Board members reviewed short-term rental (STR) registration fees and how fee income is allocated.
Curtis Barnes thanked staff for comparative data showing fee disparities across towns and suggested the town add counts of registered STRs to future analyses. Brian Turbot, the town s finance director (on the phone), explained the $250 STR registration fee is deposited into a revolving fund used to pay the GovOS registration platform (about $84,000 annually) and to fund a recently filled STR compliance position; when salaries are paid from a revolving fund, associated employee benefits must also be charged to that fund (SEG 185-206, 196-206).
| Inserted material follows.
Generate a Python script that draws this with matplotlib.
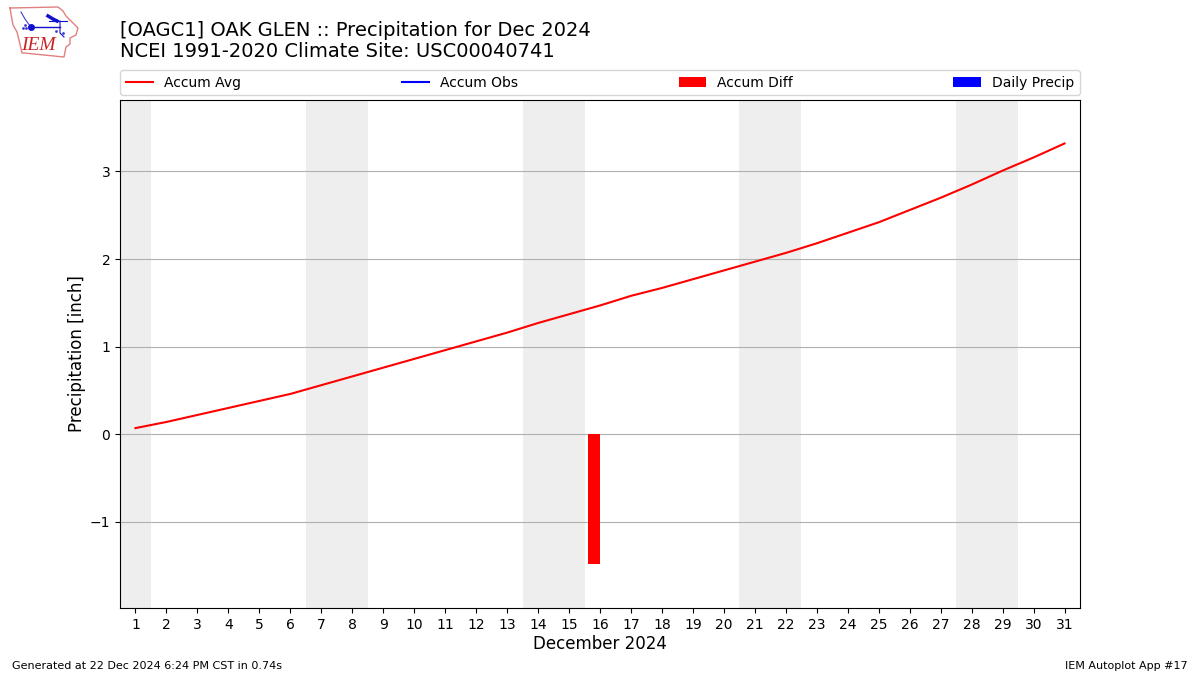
""" IEM autoplot 17 style monthly precip chart """

import datetime

import numpy as np
import matplotlib
matplotlib.use("Agg")
import matplotlib.pyplot as plt

days = list(range(1, 32))
accum_avg = [0.07, 0.14, 0.22, 0.30, 0.38, 0.46, 0.56, 0.66, 0.76, 0.86, 0.96,
             1.06, 1.16, 1.27, 1.37, 1.47, 1.58, 1.67, 1.77, 1.87, 1.97, 2.07,
             2.18, 2.30, 2.42, 2.56, 2.70, 2.85, 3.01, 3.16, 3.32]
# nothing observed, so the obs line and daily bars draw nothing
accum_obs = [np.nan] * 31
daily_precip = [np.nan] * 31
diff_days = [16]
accum_diff = [-1.48]

title = ("[OAGC1] OAK GLEN :: Precipitation for Dec 2024\n"
         "NCEI 1991-2020 Climate Site: USC00040741")

fig = plt.figure(figsize=(12, 6.75), dpi=100)
ax = fig.add_axes([0.1, 0.0993, 0.8, 0.7525])

# shade the weekends
for day in days:
    if datetime.date(2024, 12, day).weekday() >= 5:
        ax.axvspan(day - 0.5, day + 0.5, color="#eeeeee", lw=0, zorder=0)

ax.plot(days, accum_avg, color="red", label="Accum Avg", zorder=3)
ax.plot(days, accum_obs, color="blue", label="Accum Obs", zorder=3)
ax.bar(diff_days, accum_diff, width=-0.4, align="edge", color="red",
       label="Accum Diff", zorder=2)
ax.bar(days, daily_precip, color="blue", label="Daily Precip", zorder=2)

ax.set_xlim(0.5, 31.5)
ax.set_ylim(-1.984, 3.816)
ax.set_xticks(days)
ax.set_yticks([-1, 0, 1, 2, 3])
ax.grid(True, axis="y", zorder=1)
ax.set_axisbelow(True)
ax.set_xlabel("December 2024", fontsize=12, labelpad=2.7)
ax.set_ylabel("Precipitation [inch]", fontsize=12, labelpad=3)
ax.legend(loc="lower left", bbox_to_anchor=(0, 1.0095, 1, 0.102), ncol=4,
          mode="expand", borderaxespad=0, fontsize=10)

fig.text(120 / 1200, 1 - 61 / 675, title, fontsize=14, ha="left", va="bottom",
         linespacing=1.1)
fig.text(12 / 1200, 1 - 671 / 675, "Generated at 22 Dec 2024 6:24 PM CST in 0.74s",
         fontsize=8, ha="left", va="bottom")
fig.text(1188 / 1200, 1 - 671 / 675, "IEM Autoplot App #17",
         fontsize=8, ha="right", va="bottom")

# rough version of the IEM logo, in pixel coords
logo = fig.add_axes([0, 1 - 60 / 675, 80 / 1200, 60 / 675])
logo.set_xlim(0, 80)
logo.set_ylim(60, 0)
logo.axis("off")
outline_x = [10, 58, 63, 66, 70, 78, 76, 70, 70, 66, 64, 24, 22, 19, 17, 13, 11, 10]
outline_y = [8, 7, 11, 16, 20, 28, 35, 38, 44, 47, 57, 53, 53, 40, 32, 25, 14, 8]
logo.plot(outline_x, outline_y, color="#e08080", lw=1)
logo.plot([31, 60], [27, 27], color="#1010d0", lw=1)
logo.plot([21, 25, 30], [12, 19, 26], color="#4040d0", lw=0.8)
logo.plot([31], [27], "o", color="#1010d0", ms=4)
logo.plot([48, 53, 57], [16, 19, 21], color="#1010d0", lw=2.5)
logo.plot([49, 67], [21, 21], color="#1010d0", lw=0.8)
logo.plot([60, 60, 64], [21, 33, 37], color="#1010d0", lw=0.8)
logo.plot([23, 25, 26, 56, 63], [28, 25, 28, 31, 33], ".", color="#4040d0", ms=2)
logo.text(21, 46, "IEM", color="#cc2222", fontsize=14, family="Liberation Serif",
          style="italic", ha="left", va="center")

fig.savefig("out.png", dpi=100)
Turbot said the tenth edition of the state building code requires building inspectors to inspect short-term rentals, and the town expects to allocate roughly 50% of one building-inspector position (and associated benefits) to STR inspections as that workload ramps up (SEG 215-227). He said the current fee "is appropriately set" to cover required services but recommended periodic review.
Board members discussed whether to require year-round rental registration (Barnstable, Yarmouth, and Falmouth were cited as examples that require year-round registration) because many complaints arise from year-round rentals, not summer-only listings. Members asked for supplemental data on numbers of registered STRs in comparable towns and for continued evaluation of whether fees should be adjusted.
What s next: staff will consider adding registration-count comparisons and the board will continue to review the fee structure periodically.